» Source excerpt:
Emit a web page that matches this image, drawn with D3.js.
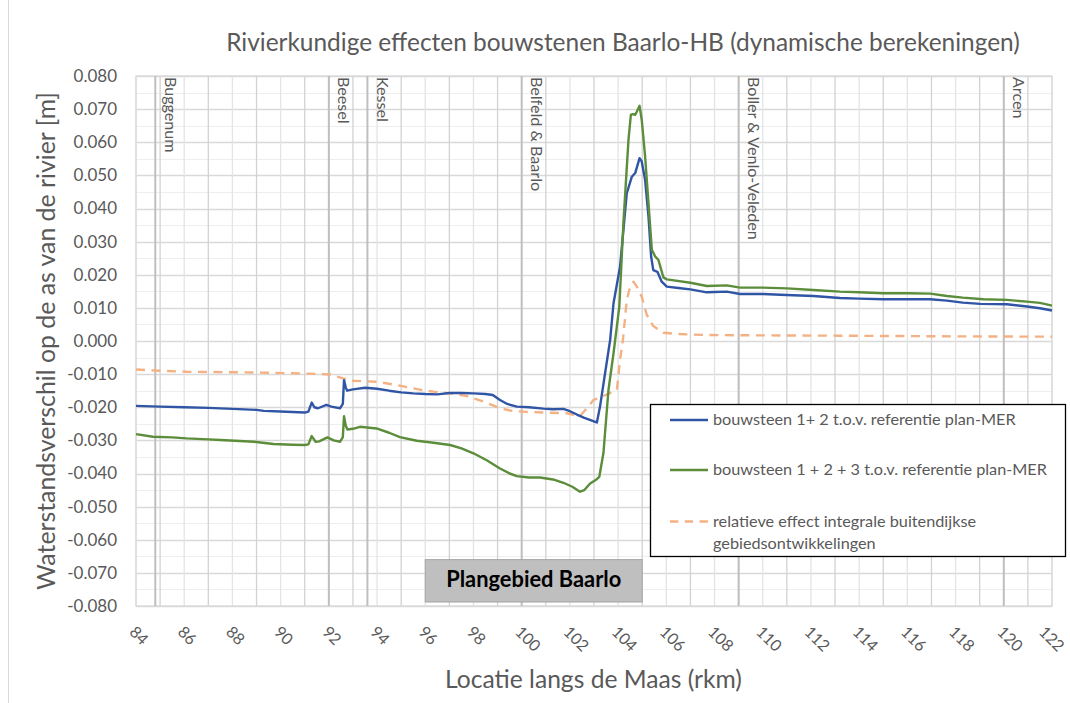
<!DOCTYPE html>
<html>
<head>
<meta charset="utf-8">
<script src="https://cdn.jsdelivr.net/npm/d3@7"></script>
<style>
  html, body { margin: 0; padding: 0; background: #fff; }
  svg { display: block; font-family: Lato, "Open Sans", sans-serif; }
</style>
</head>
<body>
<svg id="chart" width="1070" height="703"></svg>
<script>
// ---- data -------------------------------------------------------------
const xTickValues = [84, 86, 88, 90, 92, 94, 96, 98, 100, 102, 104, 106, 108, 110, 112, 114, 116, 118, 120, 122];
const yTickValues = [-0.08, -0.07, -0.06, -0.05, -0.04, -0.03, -0.02, -0.01, 0, 0.01, 0.02, 0.03, 0.04, 0.05, 0.06, 0.07, 0.08];

// river places along the Maas (rkm)
const placeNames = ["Buggenum", "Beesel", "Kessel", "Belfeld & Baarlo", "Boller & Venlo-Veleden", "Arcen"];
const placeKm = [84.8, 92.0, 93.6, 100.0, 109.0, 120.0];

// plan area (rkm range)
const planArea = { label: "Plangebied Baarlo", from: 96, to: 105 };

const seriesNames = [
  "bouwsteen 1+ 2 t.o.v. referentie plan-MER",
  "bouwsteen 1 + 2 + 3 t.o.v. referentie plan-MER",
  "relatieve effect integrale buitendijkse gebiedsontwikkelingen"
];

// [rkm, waterstandsverschil (m)]
const bouwsteen12 = [
  [84.0, -0.0196], [85.0, -0.0198], [86.0, -0.0200], [87.0, -0.0202], [88.0, -0.0205],
  [89.0, -0.0208], [89.3, -0.0211], [90.0, -0.0213], [91.0, -0.0216], [91.15, -0.0213],
  [91.29, -0.0186], [91.4, -0.0200], [91.55, -0.0203], [91.9, -0.0193], [92.1, -0.0198],
  [92.47, -0.0203], [92.58, -0.0190], [92.63, -0.0118], [92.7, -0.0140], [92.76, -0.0150],
  [93.0, -0.0146], [93.5, -0.0141], [94.0, -0.0144], [94.5, -0.0150], [95.0, -0.0155],
  [95.5, -0.0158], [96.0, -0.0160], [96.5, -0.0161], [97.0, -0.0157], [97.5, -0.0157],
  [98.0, -0.0158], [98.5, -0.0160], [98.8, -0.0163], [99.1, -0.0178], [99.4, -0.0190],
  [99.8, -0.0198], [100.3, -0.0200], [100.9, -0.0204], [101.3, -0.0206], [101.73, -0.0205],
  [102.0, -0.0212], [102.29, -0.0222], [102.6, -0.0232], [103.0, -0.0243], [103.12, -0.0246],
  [103.25, -0.0198], [103.46, -0.0097], [103.67, 0.0003], [103.81, 0.0114], [104.08, 0.0224],
  [104.36, 0.0446], [104.57, 0.0496], [104.71, 0.0507], [104.89, 0.0552], [104.98, 0.0542],
  [105.12, 0.0486], [105.26, 0.0376], [105.37, 0.0255], [105.46, 0.0214], [105.63, 0.0209],
  [105.81, 0.0179], [106.02, 0.0164], [106.5, 0.0160], [107.0, 0.0156], [107.68, 0.0147],
  [108.0, 0.0148], [108.51, 0.0149], [109.06, 0.0142], [110.0, 0.0142], [111.0, 0.0139],
  [112.1, 0.0136], [113.2, 0.0130], [114.0, 0.0128], [115.0, 0.0126], [116.0, 0.0126],
  [116.95, 0.0126], [117.64, 0.0122], [118.3, 0.0116], [119.02, 0.0112], [120.13, 0.0111],
  [120.96, 0.0104], [121.5, 0.0099], [122.0, 0.0092]
];

const bouwsteen123 = [
  [84.0, -0.0281], [84.7, -0.0289], [85.5, -0.0291], [86.1, -0.0294], [87.0, -0.0297],
  [87.5, -0.0299], [88.9, -0.0304], [89.7, -0.0311], [90.5, -0.0313], [91.0, -0.0314],
  [91.15, -0.0312], [91.29, -0.0287], [91.45, -0.0304], [91.6, -0.0303], [91.94, -0.0291],
  [92.2, -0.0300], [92.47, -0.0304], [92.58, -0.0290], [92.63, -0.0227], [92.7, -0.0255],
  [92.77, -0.0267], [93.0, -0.0265], [93.29, -0.0259], [93.98, -0.0264], [94.5, -0.0277],
  [94.95, -0.0290], [95.65, -0.0301], [96.34, -0.0307], [97.03, -0.0314], [97.5, -0.0324],
  [98.0, -0.0339], [98.55, -0.0360], [99.1, -0.0385], [99.5, -0.0400], [99.8, -0.0408],
  [100.3, -0.0412], [100.76, -0.0412], [101.3, -0.0418], [101.73, -0.0428], [102.1, -0.0440],
  [102.42, -0.0455], [102.6, -0.0450], [102.84, -0.0430], [103.1, -0.0418], [103.22, -0.0410],
  [103.39, -0.0339], [103.60, -0.0148], [103.81, -0.0037], [104.05, 0.0104], [104.22, 0.0356],
  [104.43, 0.0607], [104.53, 0.0683], [104.62, 0.0685], [104.71, 0.0683], [104.78, 0.0693],
  [104.89, 0.0710], [104.98, 0.0668], [105.12, 0.0557], [105.26, 0.0416], [105.4, 0.0275],
  [105.54, 0.0255], [105.67, 0.0245], [105.88, 0.0192], [106.02, 0.0186], [107.0, 0.0176],
  [107.68, 0.0166], [108.51, 0.0168], [109.06, 0.0161], [110.0, 0.0161], [111.0, 0.0159],
  [112.1, 0.0154], [113.2, 0.0149], [114.0, 0.0147], [115.0, 0.0144], [116.0, 0.0144],
  [116.95, 0.0143], [117.64, 0.0136], [118.3, 0.0131], [119.16, 0.0126], [120.13, 0.0124],
  [120.96, 0.0119], [121.5, 0.0115], [122.0, 0.0107]
];

const relatiefEffect = [
  [84.0, -0.0086], [85.0, -0.0090], [86.1, -0.0093], [88.9, -0.0095], [90.94, -0.0098],
  [92.05, -0.0101], [92.6, -0.0113], [93.0, -0.0120], [93.98, -0.0123], [94.82, -0.0133],
  [95.78, -0.0147], [96.34, -0.0153], [97.0, -0.0158], [97.72, -0.0166], [98.41, -0.0183],
  [99.1, -0.0203], [99.6, -0.0211], [100.2, -0.0214], [101.0, -0.0216], [101.87, -0.0218],
  [102.42, -0.0227], [102.7, -0.0203], [102.98, -0.0178], [103.39, -0.0166], [103.95, -0.0148],
  [104.08, -0.0057], [104.2, 0.0003], [104.36, 0.0124], [104.5, 0.0164], [104.64, 0.0179],
  [104.78, 0.0164], [104.98, 0.0134], [105.19, 0.0079], [105.46, 0.0045], [105.88, 0.0025],
  [106.5, 0.0021], [107.68, 0.0018], [110.0, 0.0017], [113.2, 0.0016], [118.0, 0.0014],
  [122.0, 0.0013]
];

// ---- layout -----------------------------------------------------------
const W = 1070, H = 703;
const plot = { left: 136, right: 1052, top: 76, bottom: 606 };
const textGrey = "#595959";
const colors = ["#3055a5", "#5b8d3b", "#f4b183"];

const svg = d3.select("#chart");

const x = d3.scaleLinear().domain([84, 122]).range([plot.left, plot.right]);
const y = d3.scaleLinear().domain([-0.08, 0.08]).range([plot.bottom, plot.top]);

// scale a text's font size so it spans a given width
function fitWidth(sel, width) {
  const node = sel.node();
  const base = parseFloat(sel.attr("font-size"));
  const w = node.getComputedTextLength();
  sel.attr("font-size", (base * width / w).toFixed(2));
  return sel;
}

// chart area edge
svg.append("line").attr("x1", 8.5).attr("x2", 8.5).attr("y1", 0).attr("y2", H)
  .attr("stroke", "#d9d9d9").attr("stroke-width", 1);

// ---- gridlines --------------------------------------------------------
const grid = svg.append("g");
grid.selectAll("line.hminor").data(y.ticks(32)).join("line")
  .attr("x1", plot.left).attr("x2", plot.right)
  .attr("y1", d => Math.round(y(d)) + 0.5).attr("y2", d => Math.round(y(d)) + 0.5)
  .attr("stroke", "#eeeeee").attr("stroke-width", 1);
grid.selectAll("line.hmajor").data(yTickValues).join("line")
  .attr("x1", plot.left).attr("x2", plot.right)
  .attr("y1", d => Math.round(y(d)) + 0.5).attr("y2", d => Math.round(y(d)) + 0.5)
  .attr("stroke", "#d9d9d9").attr("stroke-width", 1.3);
grid.selectAll("line.v").data(x.ticks(38)).join("line")
  .attr("x1", d => x(d)).attr("x2", d => x(d))
  .attr("y1", plot.top).attr("y2", plot.bottom)
  .attr("stroke", d => (d % 2 === 1 ? "#d2d2d2" : "#e4e4e4"))
  .attr("stroke-width", 1.3);

svg.append("rect")
  .attr("x", plot.left).attr("y", plot.top)
  .attr("width", plot.right - plot.left).attr("height", plot.bottom - plot.top)
  .attr("fill", "none").attr("stroke", "#d9d9d9").attr("stroke-width", 1.3);

// place markers
const places = svg.append("g");
placeKm.forEach((km, i) => {
  places.append("line")
    .attr("x1", x(km)).attr("x2", x(km)).attr("y1", plot.top).attr("y2", plot.bottom)
    .attr("stroke", "#bfbfbf").attr("stroke-width", 2);
});

// ---- plan area box ----------------------------------------------------
const planTop = y(-0.066), planBottom = y(-0.0788);
svg.append("rect")
  .attr("x", x(planArea.from)).attr("y", planTop)
  .attr("width", x(planArea.to) - x(planArea.from)).attr("height", planBottom - planTop)
  .attr("fill", "#bfbfbf").attr("stroke", "#a5a5a5").attr("stroke-width", 1);
const planText = svg.append("text")
  .attr("x", (x(planArea.from) + x(planArea.to)) / 2).attr("y", 587)
  .attr("text-anchor", "middle").attr("font-weight", "bold")
  .attr("font-size", 18).attr("fill", "#000").text(planArea.label);
fitWidth(planText, 175);

// ---- axes -------------------------------------------------------------
const enLocale = d3.formatLocale({ decimal: ".", thousands: ",", grouping: [3], currency: ["", ""], minus: "-" });
const yAxis = svg.append("g").attr("transform", `translate(${plot.left},0)`)
  .call(d3.axisLeft(y).tickValues(yTickValues).tickSize(0).tickPadding(19).tickFormat(enLocale.format(".3f")));
yAxis.select(".domain").remove();
yAxis.selectAll("text").attr("font-size", 17).attr("fill", textGrey)
  .attr("font-family", "Lato, 'Open Sans', sans-serif");

const xAxis = svg.append("g").attr("transform", `translate(0,${plot.bottom})`)
  .call(d3.axisBottom(x).tickValues(xTickValues).tickSize(0).tickFormat(d3.format("d")));
xAxis.select(".domain").remove();
xAxis.selectAll("text")
  .attr("x", null).attr("y", null).attr("dy", "0.35em")
  .attr("transform", "translate(-4,23) rotate(45)")
  .style("text-anchor", "start")
  .attr("font-size", 16).attr("fill", textGrey)
  .attr("font-family", "Lato, 'Open Sans', sans-serif");
// keep slanted labels inside the canvas
xAxis.selectAll("text").each(function () {
  const overflow = this.getBoundingClientRect().right - (W - 1);
  if (overflow > 0) {
    d3.select(this).attr("transform", `translate(${-4 - overflow},23) rotate(45)`);
  }
});

// ---- series -----------------------------------------------------------
const line = d3.line().x(d => x(d[0])).y(d => y(d[1]));
const seriesData = [bouwsteen12, bouwsteen123, relatiefEffect];
const lines = svg.append("g").attr("fill", "none").attr("stroke-linejoin", "round");
[2, 0, 1].forEach(i => {
  lines.append("path").datum(seriesData[i]).attr("d", line)
    .attr("stroke", colors[i]).attr("stroke-width", 2.4)
    .attr("stroke-dasharray", i === 2 ? "9,6.5" : null);
});

// place labels, drawn vertically next to their marker
placeKm.forEach((km, i) => {
  const px = x(km) + 15, py = 77;
  places.append("text")
    .attr("transform", `translate(${px},${py}) rotate(90)`)
    .attr("dy", "0.35em").attr("font-size", 14).attr("fill", textGrey)
    .text(placeNames[i]);
});
const sizer = places.selectAll("text").filter((d, i, n) => n[i].textContent === "Boller & Venlo-Veleden");
const placeFont = parseFloat(fitWidth(sizer, 163).attr("font-size"));
places.selectAll("text").attr("font-size", placeFont);

// ---- titles -----------------------------------------------------------
const title = svg.append("text").attr("x", 623).attr("y", 51).attr("text-anchor", "middle")
  .attr("font-size", 20).attr("fill", textGrey)
  .text("Rivierkundige effecten bouwstenen Baarlo-HB (dynamische berekeningen)");
fitWidth(title, 794);

const yTitle = svg.append("text")
  .attr("transform", `translate(55,341) rotate(-90)`).attr("text-anchor", "middle")
  .attr("font-size", 20).attr("fill", textGrey)
  .text("Waterstandsverschil op de as van de rivier [m]");
fitWidth(yTitle, 498);

const xTitle = svg.append("text").attr("x", 593.5).attr("y", 688).attr("text-anchor", "middle")
  .attr("font-size", 20).attr("fill", textGrey)
  .text("Locatie langs de Maas (rkm)");
fitWidth(xTitle, 297);

// ---- legend -----------------------------------------------------------
const legend = svg.append("g");
legend.append("rect").attr("x", 650.5).attr("y", 404.5).attr("width", 415).attr("height", 152)
  .attr("fill", "#fff").attr("stroke", "#000").attr("stroke-width", 1.3);
const rows = [
  { lineY: 420, lines: [seriesNames[0]] },
  { lineY: 470, lines: [seriesNames[1]] },
  { lineY: 521.5, lines: ["relatieve effect integrale buitendijkse", "gebiedsontwikkelingen"] }
];
const legendTexts = [];
rows.forEach((r, i) => {
  legend.append("line").attr("x1", 670).attr("x2", 708).attr("y1", r.lineY).attr("y2", r.lineY)
    .attr("stroke", colors[i]).attr("stroke-width", 2.4)
    .attr("stroke-dasharray", i === 2 ? "8.3,6.5" : null);
  r.lines.forEach((t, j) => {
    legendTexts.push(legend.append("text").attr("x", 713).attr("y", r.lineY + 5 + j * 22)
      .attr("font-size", 15).attr("fill", textGrey).text(t));
  });
});
const legendFont = parseFloat(fitWidth(legendTexts[1], 334).attr("font-size"));
legendTexts.forEach(t => t.attr("font-size", legendFont));
</script>
</body>
</html>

» To do:
From the material above, copy each line that includes the word "this".

» Final result:
Emit a web page that matches this image, drawn with D3.js.
  const overflow = this.getBoundingClientRect().right - (W - 1);
    d3.select(this).attr("transform", `translate(${-4 - overflow},23) rotate(45)`);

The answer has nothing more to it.